SHORT PROBLEM
Among the entries below, find the lines with "source" and copy them.

RECORDS FOR THE TASK
-- BEGIN --

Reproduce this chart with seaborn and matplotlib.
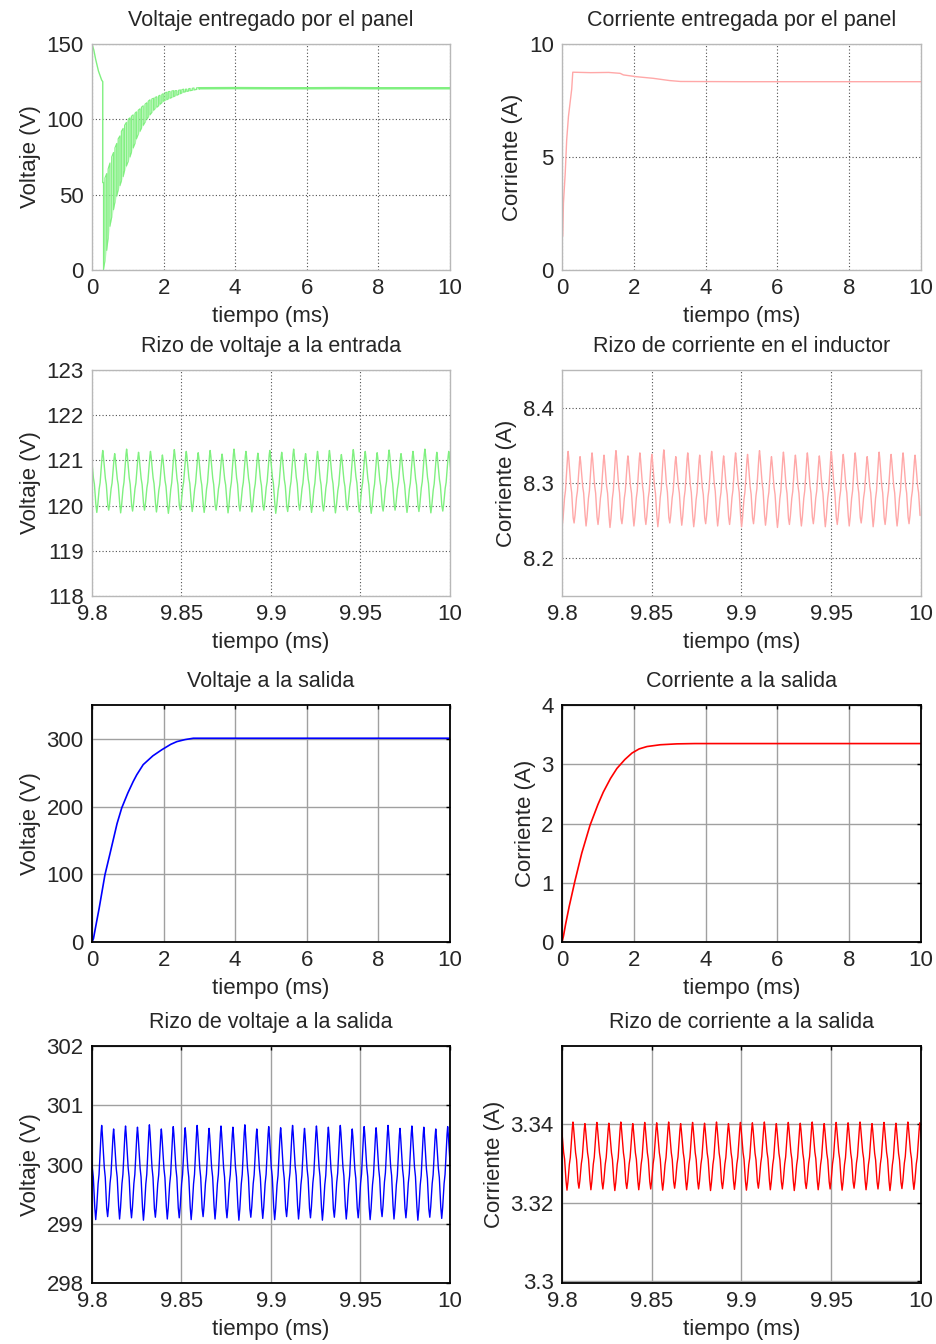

-- END --
-- BEGIN --

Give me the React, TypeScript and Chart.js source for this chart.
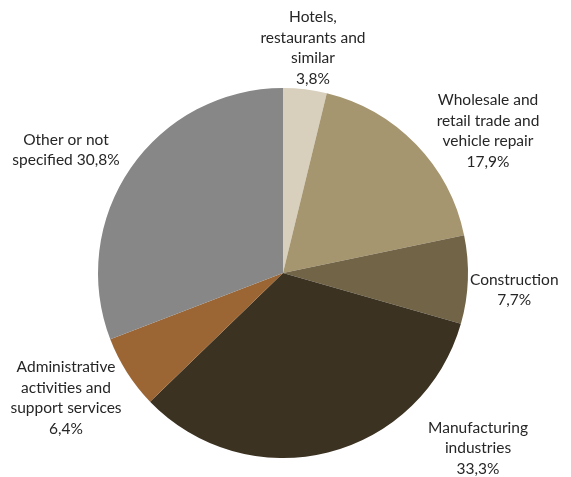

-- END --
-- BEGIN --

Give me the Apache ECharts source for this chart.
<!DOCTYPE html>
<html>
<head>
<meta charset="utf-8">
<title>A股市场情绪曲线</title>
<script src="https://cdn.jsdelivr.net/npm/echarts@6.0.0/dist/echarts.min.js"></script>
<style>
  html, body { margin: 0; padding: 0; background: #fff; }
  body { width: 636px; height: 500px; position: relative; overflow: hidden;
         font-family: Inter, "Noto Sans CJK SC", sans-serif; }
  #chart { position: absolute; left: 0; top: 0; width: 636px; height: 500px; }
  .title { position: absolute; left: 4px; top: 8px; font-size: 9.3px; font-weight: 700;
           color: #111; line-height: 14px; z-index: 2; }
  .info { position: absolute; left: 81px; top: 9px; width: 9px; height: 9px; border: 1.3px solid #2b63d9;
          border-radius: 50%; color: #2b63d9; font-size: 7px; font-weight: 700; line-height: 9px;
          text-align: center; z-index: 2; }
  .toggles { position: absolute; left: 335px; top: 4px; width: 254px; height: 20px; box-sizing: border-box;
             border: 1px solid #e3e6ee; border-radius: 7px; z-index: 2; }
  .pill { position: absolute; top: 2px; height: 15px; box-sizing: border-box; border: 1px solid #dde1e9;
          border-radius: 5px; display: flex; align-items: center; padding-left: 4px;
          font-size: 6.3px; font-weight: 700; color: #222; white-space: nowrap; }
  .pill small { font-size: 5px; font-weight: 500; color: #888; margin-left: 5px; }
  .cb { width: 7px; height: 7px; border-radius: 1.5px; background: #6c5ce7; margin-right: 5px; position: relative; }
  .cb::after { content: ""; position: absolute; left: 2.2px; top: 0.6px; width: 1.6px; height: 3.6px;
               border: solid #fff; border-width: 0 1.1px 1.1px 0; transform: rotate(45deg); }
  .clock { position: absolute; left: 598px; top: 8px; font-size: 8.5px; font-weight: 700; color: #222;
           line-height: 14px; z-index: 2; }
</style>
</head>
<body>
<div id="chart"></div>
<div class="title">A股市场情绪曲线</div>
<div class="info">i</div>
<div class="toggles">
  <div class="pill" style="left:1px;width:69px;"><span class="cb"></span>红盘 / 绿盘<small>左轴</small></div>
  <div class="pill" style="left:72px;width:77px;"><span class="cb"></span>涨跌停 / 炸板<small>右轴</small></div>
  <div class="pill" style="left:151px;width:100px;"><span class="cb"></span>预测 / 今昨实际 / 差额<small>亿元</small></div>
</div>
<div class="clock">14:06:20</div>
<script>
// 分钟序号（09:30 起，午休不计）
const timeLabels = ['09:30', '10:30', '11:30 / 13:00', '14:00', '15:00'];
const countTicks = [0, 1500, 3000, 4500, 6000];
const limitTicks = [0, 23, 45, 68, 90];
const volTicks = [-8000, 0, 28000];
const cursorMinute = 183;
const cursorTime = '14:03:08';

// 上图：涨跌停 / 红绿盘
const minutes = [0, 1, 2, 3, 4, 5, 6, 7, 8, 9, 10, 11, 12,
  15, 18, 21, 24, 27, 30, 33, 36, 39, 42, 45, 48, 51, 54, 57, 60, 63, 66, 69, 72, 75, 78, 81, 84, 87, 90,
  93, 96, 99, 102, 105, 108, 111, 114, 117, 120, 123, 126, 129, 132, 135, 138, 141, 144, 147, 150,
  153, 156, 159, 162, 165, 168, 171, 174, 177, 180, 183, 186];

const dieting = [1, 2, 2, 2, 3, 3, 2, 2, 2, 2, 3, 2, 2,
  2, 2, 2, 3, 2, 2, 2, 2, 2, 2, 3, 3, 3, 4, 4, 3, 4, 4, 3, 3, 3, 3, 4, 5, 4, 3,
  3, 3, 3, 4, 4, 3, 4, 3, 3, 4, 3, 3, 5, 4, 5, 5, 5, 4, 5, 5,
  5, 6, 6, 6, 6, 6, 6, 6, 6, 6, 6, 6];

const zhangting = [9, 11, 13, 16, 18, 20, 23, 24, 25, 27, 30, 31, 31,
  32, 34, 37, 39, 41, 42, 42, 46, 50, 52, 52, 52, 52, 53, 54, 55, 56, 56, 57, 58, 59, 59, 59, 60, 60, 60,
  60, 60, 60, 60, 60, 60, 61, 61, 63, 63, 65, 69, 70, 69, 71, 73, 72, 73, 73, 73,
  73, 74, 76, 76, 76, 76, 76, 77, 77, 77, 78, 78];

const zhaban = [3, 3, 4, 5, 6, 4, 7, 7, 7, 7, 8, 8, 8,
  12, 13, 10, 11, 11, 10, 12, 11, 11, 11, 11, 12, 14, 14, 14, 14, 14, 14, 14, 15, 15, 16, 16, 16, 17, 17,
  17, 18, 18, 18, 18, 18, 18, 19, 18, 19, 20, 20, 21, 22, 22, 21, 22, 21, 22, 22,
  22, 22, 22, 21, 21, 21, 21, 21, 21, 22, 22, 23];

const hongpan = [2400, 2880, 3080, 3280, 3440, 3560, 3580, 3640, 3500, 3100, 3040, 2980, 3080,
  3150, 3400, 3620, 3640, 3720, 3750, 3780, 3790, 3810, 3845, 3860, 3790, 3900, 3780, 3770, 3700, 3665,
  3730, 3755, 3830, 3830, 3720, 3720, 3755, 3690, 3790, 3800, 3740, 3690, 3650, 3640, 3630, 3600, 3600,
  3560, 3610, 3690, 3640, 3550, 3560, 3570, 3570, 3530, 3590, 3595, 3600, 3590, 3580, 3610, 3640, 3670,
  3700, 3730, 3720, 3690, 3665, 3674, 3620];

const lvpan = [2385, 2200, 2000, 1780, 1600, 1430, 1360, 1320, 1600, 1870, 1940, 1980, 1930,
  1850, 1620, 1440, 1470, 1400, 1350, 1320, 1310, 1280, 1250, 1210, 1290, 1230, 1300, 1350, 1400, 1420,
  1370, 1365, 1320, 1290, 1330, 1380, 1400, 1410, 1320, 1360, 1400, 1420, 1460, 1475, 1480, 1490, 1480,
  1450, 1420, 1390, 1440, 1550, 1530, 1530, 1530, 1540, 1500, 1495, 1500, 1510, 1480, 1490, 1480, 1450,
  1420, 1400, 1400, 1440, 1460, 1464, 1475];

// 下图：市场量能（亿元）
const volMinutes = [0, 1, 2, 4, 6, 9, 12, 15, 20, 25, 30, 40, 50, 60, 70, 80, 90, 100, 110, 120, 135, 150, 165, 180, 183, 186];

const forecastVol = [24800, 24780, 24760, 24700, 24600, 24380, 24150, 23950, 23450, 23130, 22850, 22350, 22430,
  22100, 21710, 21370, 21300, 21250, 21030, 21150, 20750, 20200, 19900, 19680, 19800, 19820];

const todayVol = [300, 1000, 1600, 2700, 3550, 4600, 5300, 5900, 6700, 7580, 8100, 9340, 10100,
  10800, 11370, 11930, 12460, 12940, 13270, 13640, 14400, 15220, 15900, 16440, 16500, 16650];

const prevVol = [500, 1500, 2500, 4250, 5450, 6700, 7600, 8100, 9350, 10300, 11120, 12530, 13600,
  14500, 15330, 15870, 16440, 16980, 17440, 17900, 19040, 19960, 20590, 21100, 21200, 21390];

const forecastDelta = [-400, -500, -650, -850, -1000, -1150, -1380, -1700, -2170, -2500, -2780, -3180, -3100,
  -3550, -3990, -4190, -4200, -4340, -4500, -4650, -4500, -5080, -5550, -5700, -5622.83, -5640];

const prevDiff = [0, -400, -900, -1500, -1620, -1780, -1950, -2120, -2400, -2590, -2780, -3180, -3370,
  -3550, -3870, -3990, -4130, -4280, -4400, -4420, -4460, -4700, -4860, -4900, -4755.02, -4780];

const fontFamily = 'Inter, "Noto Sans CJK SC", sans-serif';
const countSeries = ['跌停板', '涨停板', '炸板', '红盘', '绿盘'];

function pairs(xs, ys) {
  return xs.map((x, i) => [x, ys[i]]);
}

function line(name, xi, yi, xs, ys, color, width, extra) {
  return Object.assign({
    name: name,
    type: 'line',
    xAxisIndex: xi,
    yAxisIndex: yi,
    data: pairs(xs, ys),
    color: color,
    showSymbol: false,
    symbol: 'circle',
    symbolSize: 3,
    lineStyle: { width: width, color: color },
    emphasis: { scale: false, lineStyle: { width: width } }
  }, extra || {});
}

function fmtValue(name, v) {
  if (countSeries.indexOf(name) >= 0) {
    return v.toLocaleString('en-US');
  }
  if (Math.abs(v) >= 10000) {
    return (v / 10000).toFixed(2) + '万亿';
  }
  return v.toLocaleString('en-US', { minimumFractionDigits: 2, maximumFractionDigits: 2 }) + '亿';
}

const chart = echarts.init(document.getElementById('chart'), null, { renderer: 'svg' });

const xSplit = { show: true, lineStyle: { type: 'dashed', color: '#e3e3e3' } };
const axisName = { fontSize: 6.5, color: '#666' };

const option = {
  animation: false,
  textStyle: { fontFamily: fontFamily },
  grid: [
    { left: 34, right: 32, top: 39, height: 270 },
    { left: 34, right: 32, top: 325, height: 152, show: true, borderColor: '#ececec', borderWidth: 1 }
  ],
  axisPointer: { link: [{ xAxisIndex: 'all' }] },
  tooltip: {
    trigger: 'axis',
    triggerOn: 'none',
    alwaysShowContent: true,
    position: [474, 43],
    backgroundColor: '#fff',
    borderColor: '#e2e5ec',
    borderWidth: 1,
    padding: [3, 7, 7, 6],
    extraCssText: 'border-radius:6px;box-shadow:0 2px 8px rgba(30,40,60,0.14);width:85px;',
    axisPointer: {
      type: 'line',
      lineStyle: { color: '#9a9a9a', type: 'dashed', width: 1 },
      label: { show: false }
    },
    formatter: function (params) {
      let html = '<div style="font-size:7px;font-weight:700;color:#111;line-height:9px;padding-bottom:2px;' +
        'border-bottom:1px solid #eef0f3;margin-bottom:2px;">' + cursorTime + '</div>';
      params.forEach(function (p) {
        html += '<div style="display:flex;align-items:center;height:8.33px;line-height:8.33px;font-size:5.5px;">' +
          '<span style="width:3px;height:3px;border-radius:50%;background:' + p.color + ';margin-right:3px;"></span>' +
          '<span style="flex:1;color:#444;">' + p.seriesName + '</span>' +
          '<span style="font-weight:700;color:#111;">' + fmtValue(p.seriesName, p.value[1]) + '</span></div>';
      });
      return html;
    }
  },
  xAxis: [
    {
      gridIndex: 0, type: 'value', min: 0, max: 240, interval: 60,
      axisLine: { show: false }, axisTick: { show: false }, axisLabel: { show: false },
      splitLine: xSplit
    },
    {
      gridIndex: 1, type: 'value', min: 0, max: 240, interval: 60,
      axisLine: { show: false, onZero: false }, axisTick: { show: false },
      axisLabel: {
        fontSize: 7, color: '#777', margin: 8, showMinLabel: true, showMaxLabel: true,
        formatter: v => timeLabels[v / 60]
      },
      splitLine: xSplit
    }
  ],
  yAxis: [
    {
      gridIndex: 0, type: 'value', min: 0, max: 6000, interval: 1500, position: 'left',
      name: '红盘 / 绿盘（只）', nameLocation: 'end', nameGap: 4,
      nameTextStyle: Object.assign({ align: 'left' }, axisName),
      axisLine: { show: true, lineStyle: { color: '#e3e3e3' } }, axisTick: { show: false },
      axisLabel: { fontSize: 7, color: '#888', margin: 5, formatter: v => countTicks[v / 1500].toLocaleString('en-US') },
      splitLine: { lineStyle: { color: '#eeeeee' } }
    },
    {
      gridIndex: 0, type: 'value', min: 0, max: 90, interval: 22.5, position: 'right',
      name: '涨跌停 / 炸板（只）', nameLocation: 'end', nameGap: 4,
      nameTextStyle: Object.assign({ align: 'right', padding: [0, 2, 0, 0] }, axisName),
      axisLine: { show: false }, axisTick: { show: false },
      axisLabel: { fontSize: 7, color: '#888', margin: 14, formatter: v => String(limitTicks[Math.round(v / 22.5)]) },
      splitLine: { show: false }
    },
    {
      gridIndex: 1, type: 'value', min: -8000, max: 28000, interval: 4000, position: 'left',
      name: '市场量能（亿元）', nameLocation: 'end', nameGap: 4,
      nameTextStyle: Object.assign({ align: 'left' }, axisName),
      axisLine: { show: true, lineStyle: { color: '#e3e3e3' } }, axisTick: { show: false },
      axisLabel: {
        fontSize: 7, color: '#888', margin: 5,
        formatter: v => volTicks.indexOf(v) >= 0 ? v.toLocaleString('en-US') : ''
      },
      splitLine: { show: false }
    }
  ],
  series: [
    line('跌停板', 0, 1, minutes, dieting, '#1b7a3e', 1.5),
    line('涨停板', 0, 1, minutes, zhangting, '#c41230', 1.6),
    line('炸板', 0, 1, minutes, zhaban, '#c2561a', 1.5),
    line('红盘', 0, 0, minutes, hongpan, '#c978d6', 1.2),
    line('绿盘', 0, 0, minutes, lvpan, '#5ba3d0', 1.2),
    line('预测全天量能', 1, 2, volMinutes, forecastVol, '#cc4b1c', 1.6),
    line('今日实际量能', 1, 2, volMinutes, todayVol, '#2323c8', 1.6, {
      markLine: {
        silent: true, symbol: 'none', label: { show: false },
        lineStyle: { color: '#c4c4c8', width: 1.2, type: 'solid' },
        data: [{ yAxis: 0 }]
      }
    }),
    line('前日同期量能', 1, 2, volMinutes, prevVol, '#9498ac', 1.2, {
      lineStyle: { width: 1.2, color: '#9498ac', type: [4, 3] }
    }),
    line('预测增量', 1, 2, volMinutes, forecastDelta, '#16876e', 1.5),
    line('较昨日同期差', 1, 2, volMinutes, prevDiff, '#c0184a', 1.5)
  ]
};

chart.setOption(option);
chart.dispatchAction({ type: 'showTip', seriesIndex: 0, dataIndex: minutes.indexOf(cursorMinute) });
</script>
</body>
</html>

-- END --

RESPONSE TO THE EXERCISE
Give me the React, TypeScript and Chart.js source for this chart.
Give me the Apache ECharts source for this chart.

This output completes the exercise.